Ben sıklıkla Güray'a: Güray kötüğü çağırma bak, bu kadar kurarsan başımıza gelir, sürekli birşey olacak halindesin derim; ama biliyorum ki aslında bu kendime yaptığım bir uyarı; çünkü asıl sürekli kafasında felaket senaryoları dolaşan, Aren'in başına birşey gelmesinden korkan benim. Her gün yardımcımızla telefonda bir kaç kez konuşuruz; telefonumda her adını gördüğümde yüreğim hop eder ve kötü bir haber alacakmışım gibi gelir. Bu hiç normal bir hal değil, biliyorum. 


Son zamanlarda da bu haldeydim; sıklıkla bir şey olursa ne yapmam gerekir, ilkyardım konusunda yeterli miyim gibi şeyleri düşünüyordum; evdeki ilk müdahale kitabını karıştıyor, ilkyardım kurslarını araştırıyordum; biliyorsunuz değil mi, bir filmde silah gözüküyorsa mutlaka patlar. İşte o misal, benim tüm bu olayların içine fazlaca girmem, fazlaca düşünmem ve aklımın hep bir köşesinde bir şey olursa ne yaparım düşüncesi olması.....

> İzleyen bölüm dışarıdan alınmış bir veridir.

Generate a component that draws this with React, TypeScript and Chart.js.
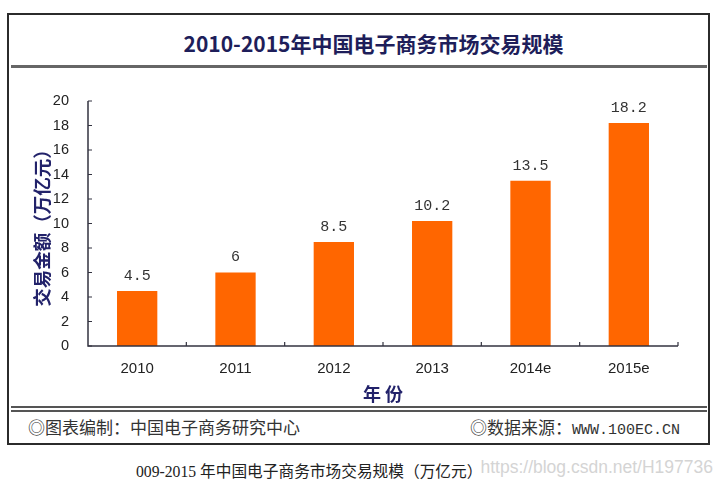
import React, { useEffect, useRef } from "react";
import { Chart, registerables } from "chart.js";

Chart.register(...registerables);

const categories = ["2010", "2011", "2012", "2013", "2014e", "2015e"];
const values = [4.5, 6, 8.5, 10.2, 13.5, 18.2];
const valueLabels = ["4.5", "6", "8.5", "10.2", "13.5", "18.2"];
const yMin = 0;
const yMax = 20;
const yStep = 2;
const chartTitle = "2010-2015年中国电子商务市场交易规模";
const yAxisTitle = "交易金额（万亿元）";
const xAxisTitle = "年 份";
const footerLeft = "◎图表编制：中国电子商务研究中心";
const footerRightCn = "◎数据来源：";
const footerRightUrl = "WWW.100EC.CN";
const caption = "009-2015 年中国电子商务市场交易规模（万亿元）";
const watermark = "https://blog.csdn.net/H197736";

const BAR_COLOR = "#ff6600";
const NAVY = "#22226a";
const AXIS = "#333340";

const axisPlugin = {
  id: "axisPlugin",
  afterDatasetsDraw(chart: any) {
    const { ctx, chartArea, scales } = chart;
    const { left, right, top, bottom } = chartArea;
    const x = scales.x;
    const y = scales.y;
    ctx.save();
    ctx.strokeStyle = AXIS;
    ctx.lineWidth = 1.5;
    ctx.beginPath();
    ctx.moveTo(left, top);
    ctx.lineTo(left, bottom);
    ctx.lineTo(right, bottom);
    ctx.stroke();
    ctx.lineWidth = 1.2;
    ctx.beginPath();
    y.ticks.forEach((t: any) => {
      const py = y.getPixelForValue(t.value);
      ctx.moveTo(left, py);
      ctx.lineTo(left + 4, py);
    });
    for (let i = 1; i <= categories.length; i++) {
      const px = x.getPixelForValue(i - 0.5);
      ctx.moveTo(px, bottom);
      ctx.lineTo(px, bottom - 4);
    }
    ctx.stroke();

    // value labels
    const meta = chart.getDatasetMeta(0);
    ctx.fillStyle = "#333";
    ctx.font = '15px "Liberation Mono", monospace';
    ctx.textAlign = "center";
    ctx.textBaseline = "middle";
    meta.data.forEach((bar: any, i: number) => {
      ctx.fillText(valueLabels[i], bar.x, bar.y - 15);
    });
    ctx.restore();
  },
};

export default function App() {
  const canvasRef = useRef<HTMLCanvasElement | null>(null);

  useEffect(() => {
    const canvas = canvasRef.current;
    if (!canvas) return;
    const chart = new Chart(canvas, {
      type: "bar",
      data: {
        labels: categories,
        datasets: [
          {
            data: values,
            backgroundColor: BAR_COLOR,
            borderWidth: 0,
            barPercentage: 0.41,
            categoryPercentage: 1,
          },
        ],
      },
      options: {
        responsive: false,
        animation: false,
        devicePixelRatio: 1,
        layout: { padding: { left: 0, right: 44, top: 101, bottom: 79 } },
        plugins: {
          legend: { display: false },
          tooltip: { enabled: false },
          title: { display: false },
        },
        scales: {
          x: {
            grid: { display: false, drawTicks: false },
            border: { display: false },
            ticks: {
              padding: 14,
              color: "#222",
              font: { family: '"Liberation Sans Narrow", "Liberation Sans", sans-serif', size: 15 },
            },
            title: {
              display: true,
              text: xAxisTitle,
              color: NAVY,
              font: { family: '"Noto Sans CJK SC", sans-serif', size: 18, weight: "bold" },
              padding: { top: 0, bottom: 1 },
            },
            afterFit: (scale: any) => {
              scale.height = 60;
            },
          },
          y: {
            min: yMin,
            max: yMax,
            grid: { display: false, drawTicks: false },
            border: { display: false },
            ticks: {
              stepSize: yStep,
              padding: 19,
              color: "#222",
              font: { family: '"Liberation Sans", sans-serif', size: 14.5 },
            },
            title: {
              display: true,
              text: yAxisTitle,
              color: NAVY,
              font: { family: '"Noto Sans CJK SC", sans-serif', size: 18.5, weight: "bold" },
              padding: { top: 31, bottom: 0 },
            },
            afterFit: (scale: any) => {
              scale.width = 88;
            },
          },
        },
      },
      plugins: [axisPlugin],
    });
    return () => chart.destroy();
  }, []);

  const abs = (s: React.CSSProperties): React.CSSProperties => ({ position: "absolute", ...s });

  return (
    <div style={abs({ left: 0, top: 0, width: 722, height: 485, background: "#fff", overflow: "hidden" })}>
      <div
        style={abs({
          left: 7,
          top: 13,
          width: 703,
          height: 432,
          border: "2px solid #2b2b2b",
          boxSizing: "border-box",
        })}
      />
      <div style={abs({ left: 11, top: 65, width: 696, height: 3, background: "#666" })} />
      <div style={abs({ left: 11, top: 406, width: 696, height: 2, background: "#555" })} />
      <div style={abs({ left: 11, top: 410, width: 696, height: 2, background: "#555" })} />
      <div
        style={abs({
          left: 0,
          width: 747,
          top: 30,
          lineHeight: "26px",
          textAlign: "center",
          fontFamily: '"Noto Sans CJK SC", sans-serif',
          fontWeight: "bold",
          fontSize: 21,
          color: "#1e1e5a",
          whiteSpace: "nowrap",
        })}
      >
        {chartTitle}
      </div>
      <div
        style={abs({
          left: 28,
          top: 416,
          lineHeight: "22px",
          fontFamily: '"Noto Sans CJK SC", sans-serif',
          fontSize: 17,
          color: "#333",
          whiteSpace: "nowrap",
        })}
      >
        {footerLeft}
      </div>
      <div
        style={abs({
          right: 722 - 680,
          top: 416,
          lineHeight: "22px",
          fontFamily: '"Noto Sans CJK SC", sans-serif',
          fontSize: 17,
          color: "#333",
          whiteSpace: "nowrap",
        })}
      >
        {footerRightCn}
        <span style={{ fontFamily: '"Liberation Mono", monospace', fontSize: 15 }}>{footerRightUrl}</span>
      </div>
      <div
        style={abs({
          left: 136,
          top: 461,
          lineHeight: "22px",
          fontFamily: '"Liberation Serif", "Noto Sans CJK SC", serif',
          fontSize: 15.7,
          color: "#222",
          whiteSpace: "nowrap",
        })}
      >
        {caption}
      </div>
      <div
        style={abs({
          right: 722 - 713,
          top: 456,
          lineHeight: "22px",
          fontFamily: '"Liberation Sans", sans-serif',
          fontSize: 17.5,
          color: "#d4d4d4",
          whiteSpace: "nowrap",
        })}
      >
        {watermark}
      </div>
      <canvas
        ref={canvasRef}
        width={722}
        height={485}
        style={abs({ left: 0, top: 0, width: 722, height: 485 })}
      />
    </div>
  );
}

Bir başka şey de; babam hep der ki: Başkasının üzüntüsüne, kederine haddinden fazla üzülmeyeceksin, ortak olabilirsin, onun için üzülebilir, derdini, tasasını paylaşabilirsin ama haddini aşmayacaksın. Hele hele ben katlanamazdım, ben yapamazdım demiyeceksin der. Son zamanlarda; Gezi olaylarıyla başlayan süreçte, ülkemizin ve dünyamızın aldığı halden çok etkilenmiştim. Özellikle de; ölen çocukları duydukça, gördükçe kahroluyordum. Uzunca bir süre kendi kabuğuma çekildim; yapamadım, elim twitterda bir şey yazmaya, instagram'a fotoğraf yüklemeye gitmedi; diyordum ki,  blog'a yazı bile yazdım, insan olmaktan utanıyorum son günlerde; gerçekten de zevk aldığım her an kendimi suçluyordum. Şimdi bakıyorum da bu çok yanlışmış aslında, ki babam hep evladım yapma böyle deyip durdu.

Sıklıkla evladını yitiren anneleri, aileleri düşünüp, insan dayanamaz herhalde; ben olsam yapamazdım, kafayı yer, yaşayamazdım diyordum. Ve son derece saf bir duyguyla, acaba nasıl hissediyorlar, nasıl bir duygu diyordum. Bunu ciddi anlamda merak ediyordum. Yine babam der ki; bazı halleri fazla merak etmeyeceksin, sonra o haller başına gelir. Duanı et, şükret ve takılma!.... 

Sanırım baba sözü dinlememin vakti geldi. Onca yıldır olumlu düşünme, kuantum, çekim yasası gibi şeylerle ilgilenirim; profesyonel olarak eğitim aldığım kişisel gelişim konuları oldu ama işte demek ki yeterince "olmamışım" 

Bu yazının başlığı kendime ders olsun: Ne çok içinde ol ne de çok dışında herşey kararında!